Clairo took to Twitter yesterday (June 30) announcing her intention to hire “a specific group of people” to help mitigate sexual assault and harassment at future shows.

In a Twitter thread, Clairo – real name Claire Cottrill – said she had been left “completely disgusted” after “reading a lot about all of these recent sexual assault allegations within the ‘indie’ scene”.

She added: “there’s no excuse, the alternative/indie/whatever you wanna call it scene is not exempt from these extremely real problems.”

Cottrill went on to encourage fans who have faced similar situations to speak out and let her know.

“I realize i was late to hear about a lot of these [allegations],” she wrote in a follow-up tweet. “and i still am- so if i’m following anyone who has hurt you, let me know.

“I want nothing more than to create a safe and inclusive environment at shows, online and within the music.”

“I have experienced a fair amount of uncomfortable moments from men in music, and odds are I probably will never feel strong enough to talk about them. & people who ARE strong enough to say something deserve to be heard.”

 

Clairo then mentioned that she and “a few bands” had been working on the prospect of “hiring a specific group of people to look out for assault, harassment, any uncomfortable situation that happens at shows.”

“we want this to be a new normal, and my headline shows will be doing this from now on.”

The singer-songwriter also floated the idea of giving wristbands to those who may feel uncomfortable at concerts.

“I saw @rinasawayama did something like this before,” she wrote.

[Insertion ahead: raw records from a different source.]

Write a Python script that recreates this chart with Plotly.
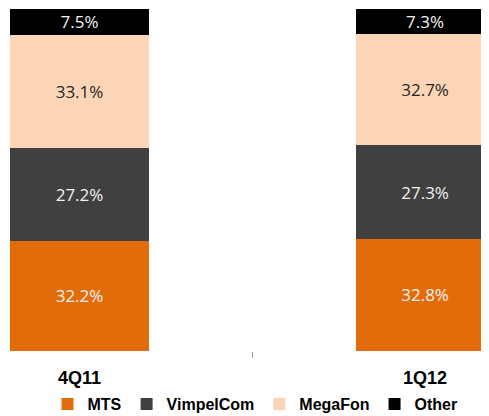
import plotly.graph_objects as go

periods = ["4Q11", "1Q12"]
x_pos = [0, 1]
mts = [32.2, 32.8]
vimpelcom = [27.2, 27.3]
megafon = [33.1, 32.7]
other = [7.5, 7.3]

series = [
    ("MTS", mts, "#E36C0A", "#F2F2F2"),
    ("VimpelCom", vimpelcom, "#404040", "#F2F2F2"),
    ("MegaFon", megafon, "#FBD5B5", "#262626"),
    ("Other", other, "#000000", "#F2F2F2"),
]

# The page body adds an 8px margin, so the figure is 481x408 and sits at (8, 8).
W, H = 481, 408
T, B = 1, 65
plot_h = H - T - B

fig = go.Figure()
for name, vals, color, tcolor in series:
    fig.add_trace(go.Bar(
        x=x_pos, y=vals, name=name, width=0.402,
        marker=dict(color=color, line=dict(width=0)),
        text=[f"{v:.1f}%" for v in vals],
        textposition="inside", insidetextanchor="middle",
        textfont=dict(family="Open Sans", size=17, color=tcolor),
        hoverinfo="skip",
    ))

for xp, lab in zip(x_pos, periods):
    fig.add_annotation(x=xp, y=-27 / plot_h, xref="x", yref="paper", text=f"<b>{lab}</b>",
                       showarrow=False,
                       font=dict(family="Liberation Sans", size=18, color="#000000"),
                       xanchor="center", yanchor="middle")

fig.update_layout(
    barmode="stack",
    width=W, height=H,
    margin=dict(l=0, r=0, t=T, b=B, autoexpand=False),
    paper_bgcolor="white", plot_bgcolor="white",
    uniformtext=dict(minsize=17, mode="show"),
    xaxis=dict(range=[-0.207, 1.185], tickvals=[0.5], ticktext=[""], ticks="outside",
               ticklen=6, tickcolor="#A0A0A0", tickwidth=1, showgrid=False,
               zeroline=False, showline=False, fixedrange=True),
    yaxis=dict(range=[0, 100], visible=False, fixedrange=True),
    showlegend=True,
    legend=dict(orientation="h", x=247 / W, xanchor="center", xref="container",
                y=12 / H, yanchor="middle", yref="container",
                font=dict(family="Liberation Sans", size=16,
                          color="#000000", weight="bold"),
                itemwidth=30, traceorder="normal"),
)

fig.write_html("out.html")
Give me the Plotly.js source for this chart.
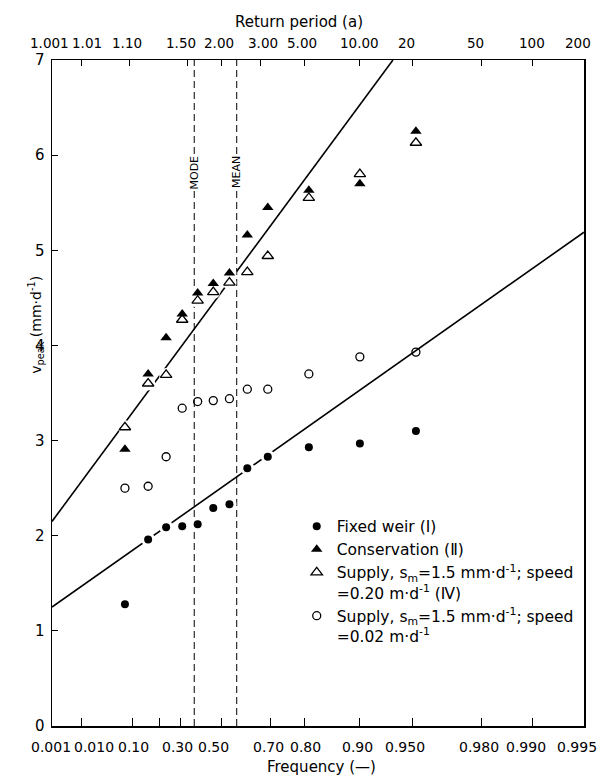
<!DOCTYPE html>
<html><head><meta charset="utf-8">
<script src="https://cdn.plot.ly/plotly-3.0.1.min.js"></script>
<style>html,body{margin:0;padding:0;background:#fff}#chart{width:606px;height:777px}</style>
</head><body><div id="chart"></div>
<script>
// Plotting positions (non-exceedance frequency) of the 12 ranked annual peaks
const frequency    = [0.077, 0.154, 0.231, 0.308, 0.385, 0.462, 0.538, 0.615, 0.692, 0.81, 0.90, 0.952];
const fixedWeir    = [1.28, 1.96, 2.09, 2.10, 2.12, 2.29, 2.33, 2.71, 2.83, 2.93, 2.97, 3.10];
const conservation = [2.91, 3.70, 4.08, 4.33, 4.55, 4.65, 4.76, 5.16, 5.45, 5.63, 5.70, 6.25];
const supplyFast   = [3.14, 3.60, 3.69, 4.27, 4.47, 4.56, 4.66, 4.77, 4.94, 5.55, 5.80, 6.13];
const supplySlow   = [2.50, 2.52, 2.83, 3.34, 3.41, 3.42, 3.44, 3.54, 3.54, 3.70, 3.88, 3.93];

// Fitted Gumbel lines: end points (frequency, value)
const fitLowerFreq = [0.001, 0.995];
const fitLowerVal  = [1.25, 5.19];
const fitUpperFreq = [0.001, 0.935];
const fitUpperVal  = [2.15, 7.0];

// Axis ticks
const freqTicks   = [0.001, 0.01, 0.1, 0.2, 0.3, 0.5, 0.7, 0.8, 0.9, 0.95, 0.98, 0.99, 0.995];
const freqLabels  = ['0.001','0.010','0.10','','0.30','0.50','0.70','0.80','0.90','0.950','0.980','0.990','0.995'];
const freqShift   = [-1, 12, 1, 0, -3, -8, -2, 1, -2, -8, -2, -7, -7];
const returnTicks  = [1.001, 1.01, 1.1, 1.5, 2, 3, 5, 10, 20, 50, 100, 200];
const returnLabels = ['1.001','1.01','1.10','1.50','2.00','3.00','5.00','10.00','20','50','100','200'];
const returnShift  = [-3, 5, -3, -6, -2, 2, -3, 0, -6, -6, -1, -6];
const yTicks = [0, 1, 2, 3, 4, 5, 6, 7];

// Gumbel reduced variate
const g = F => -Math.log(-Math.log(F));
const xMin = g(0.001), xMax = g(0.995);
const clampX = v => Math.min(Math.max(v, xMin), xMax);
const EULER = 0.5772;

const FONT = 'DejaVu Sans, Noto Sans, sans-serif';
const X = frequency.map(g);

const traces = [
  {x: fitLowerFreq.map(g), y: fitLowerVal, mode: 'lines', line: {color: 'black', width: 1.6}, showlegend: false, hoverinfo: 'skip'},
  {x: fitUpperFreq.map(g), y: fitUpperVal, mode: 'lines', line: {color: 'black', width: 1.6}, showlegend: false, hoverinfo: 'skip'},
  {x: X.concat(X, X), y: fixedWeir.concat(conservation, supplyFast), mode: 'markers',
   marker: {color: 'white', size: 14, symbol: 'circle'}, showlegend: false, hoverinfo: 'skip'},
  {x: X, y: fixedWeir, mode: 'markers', name: 'Fixed weir (Ⅰ)',
   marker: {symbol: 'circle', color: 'black', size: 8}},
  {x: X, y: conservation, mode: 'markers', name: 'Conservation (Ⅱ)',
   marker: {symbol: 'triangle-up', color: 'black', size: 10}},
  {x: X, y: supplyFast, mode: 'markers',
   name: 'Supply, s<sub>m</sub>=1.5 mm·d<sup>-1</sup>; speed<br>=0.20 m·d<sup>-1</sup> (Ⅳ)',
   marker: {symbol: 'triangle-up-open', color: 'black', size: 10, line: {width: 1.3}}},
  {x: X, y: supplySlow, mode: 'markers',
   name: 'Supply, s<sub>m</sub>=1.5 mm·d<sup>-1</sup>; speed<br>=0.02 m·d<sup>-1</sup>',
   marker: {symbol: 'circle-open', color: 'black', size: 8, line: {width: 1.3}}},
  {x: [xMin, xMax], y: [null, null], xaxis: 'x2', mode: 'markers', showlegend: false, hoverinfo: 'skip'}
];

const annotations = [];
freqTicks.forEach((f, i) => {
  if (!freqLabels[i]) return;
  annotations.push({x: clampX(g(f)), xref: 'x', y: 0, yref: 'paper', yanchor: 'top', yshift: -11,
    xshift: freqShift[i], text: freqLabels[i], showarrow: false, font: {family: FONT, size: 14, color: 'black'}});
});
returnTicks.forEach((T, i) => {
  annotations.push({x: clampX(g(1 - 1 / T)), xref: 'x', y: 1, yref: 'paper', yanchor: 'bottom', yshift: 7,
    xshift: returnShift[i], text: returnLabels[i], showarrow: false, font: {family: FONT, size: 13.5, color: 'black'}});
});
annotations.push(
  {x: 0.464, xref: 'paper', y: 1, yref: 'paper', yanchor: 'middle', yshift: 38,
   text: 'Return period (a)', showarrow: false, font: {family: FONT, size: 15, color: 'black'}},
  {x: 0.506, xref: 'paper', y: 0, yref: 'paper', yanchor: 'middle', yshift: -41,
   text: 'Frequency (—)', showarrow: false, font: {family: FONT, size: 15, color: 'black'}},
  {x: -0.053, xref: 'paper', y: 0.602, yref: 'paper', textangle: -90,
   text: 'v<sub>peak</sub> (mm·d<sup>-1</sup>)', showarrow: false, font: {family: FONT, size: 14, color: 'black'}},
  {x: 0, xref: 'x', y: 5.82, yref: 'y', textangle: -90, text: 'MODE', showarrow: false,
   bgcolor: 'white', borderpad: 1, font: {family: FONT, size: 11, color: 'black'}},
  {x: EULER, xref: 'x', y: 5.82, yref: 'y', textangle: -90, text: 'MEAN', showarrow: false,
   bgcolor: 'white', borderpad: 1, font: {family: FONT, size: 11, color: 'black'}}
);

const layout = {
  width: 606, height: 777,
  margin: {l: 52, r: 22, t: 60, b: 51},
  paper_bgcolor: 'white', plot_bgcolor: 'white',
  font: {family: FONT, color: 'black', size: 14},
  showlegend: true,
  legend: {x: 0.46, y: 0.325, xanchor: 'left', yanchor: 'top', bgcolor: 'rgba(0,0,0,0)',
           font: {family: FONT, size: 15.5, color: 'black'}, valign: 'top', traceorder: 'normal'},
  xaxis: {range: [xMin, xMax], tickvals: freqTicks.map(g), showticklabels: false,
          ticks: 'inside', ticklen: 8, tickwidth: 1.2, tickcolor: 'black',
          showline: true, linecolor: 'black', linewidth: 1.5, showgrid: false, zeroline: false, fixedrange: true},
  xaxis2: {range: [xMin, xMax], overlaying: 'x', side: 'top', anchor: 'y',
           tickvals: returnTicks.map(T => g(1 - 1 / T)), showticklabels: false,
           ticks: 'inside', ticklen: 6, tickwidth: 1.2, tickcolor: 'black',
           showline: true, linecolor: 'black', linewidth: 1.5, showgrid: false, zeroline: false},
  yaxis: {range: [0, 7], tickvals: yTicks, ticks: 'inside', ticklen: 6, tickwidth: 1.2, tickcolor: 'black',
          showline: true, mirror: true, linecolor: 'black', linewidth: 1.5, showgrid: false, zeroline: false,
          tickfont: {family: FONT, size: 15, color: 'black'}, ticklabelstandoff: 3},
  shapes: [
    {type: 'line', xref: 'x', yref: 'y', x0: 0, x1: 0, y0: 0, y1: 7, layer: 'below',
     line: {color: 'black', width: 1, dash: '7px,4px'}},
    {type: 'line', xref: 'x', yref: 'y', x0: EULER, x1: EULER, y0: 0, y1: 7, layer: 'below',
     line: {color: 'black', width: 1, dash: '7px,4px'}}
  ],
  annotations: annotations
};

Plotly.newPlot('chart', traces, layout, {staticPlot: true, displayModeBar: false});
</script></body></html>
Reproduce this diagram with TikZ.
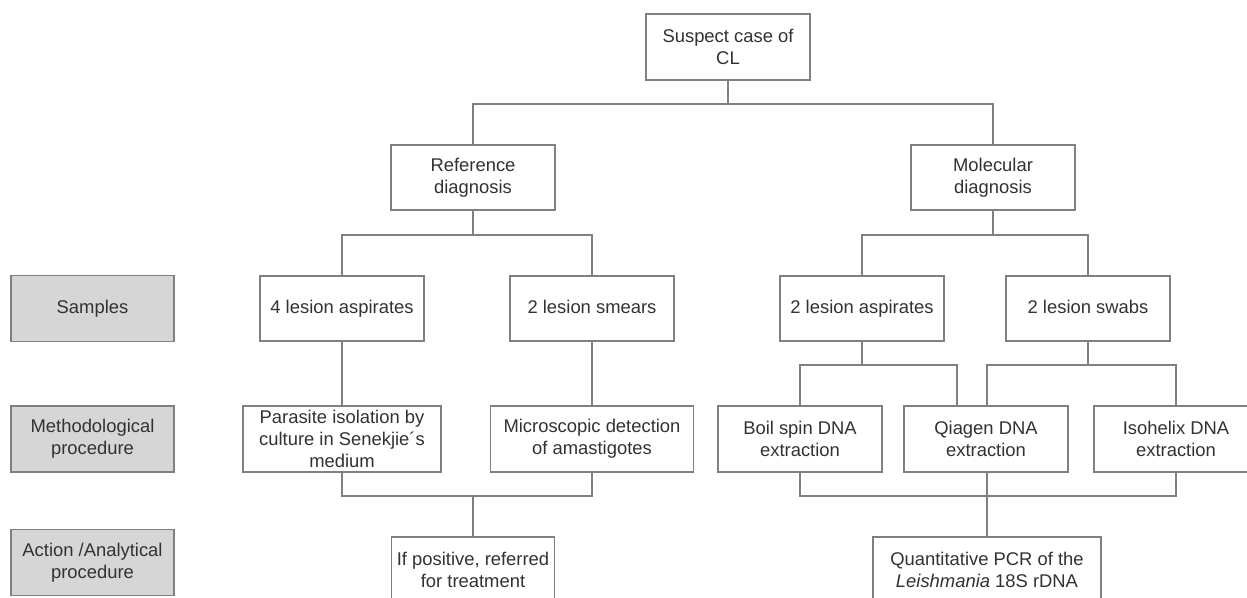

In 2018, Rina Sawayama introduced a wristband system which allowed solo concertgoers to stick together at shows.

“how would you guys feel about having wristbands available to you at the venue if you felt like you needed to be looked out for?” Cottrill asked her followers. “could be a way to find protection within the crowd, or find other people feeling the same way about shows.”

In a final tweet, she summed up what she took away from fans’ responses to her query: “Yes and no. This could potentially work but we’d need to make sure it’s not putting people in danger as well. We’ll keep working on it.”

 

After a busy 2019, Cottrill is yet to release new music this year. She released her debut album, ‘Immunity’, in August 2019 to popular and critical acclaim.

NME gave the album a five-star review, calling Clairo “a master at penning lyrics that make you feel like you’re listening to hushed secrets from a friend”.

The review concluded that ‘Immunity’ “is also a great big gleaming signpost that its creator is one of the smartest, subtlest young musicians around, and someone with plenty more tricks up her sleeve.”

Earlier this year, Clairo was crowned Best New Act In The World at the 2020 NME Awards. She beat out Fontaines D.C., Jade Bird, Celeste and others to claim the prize.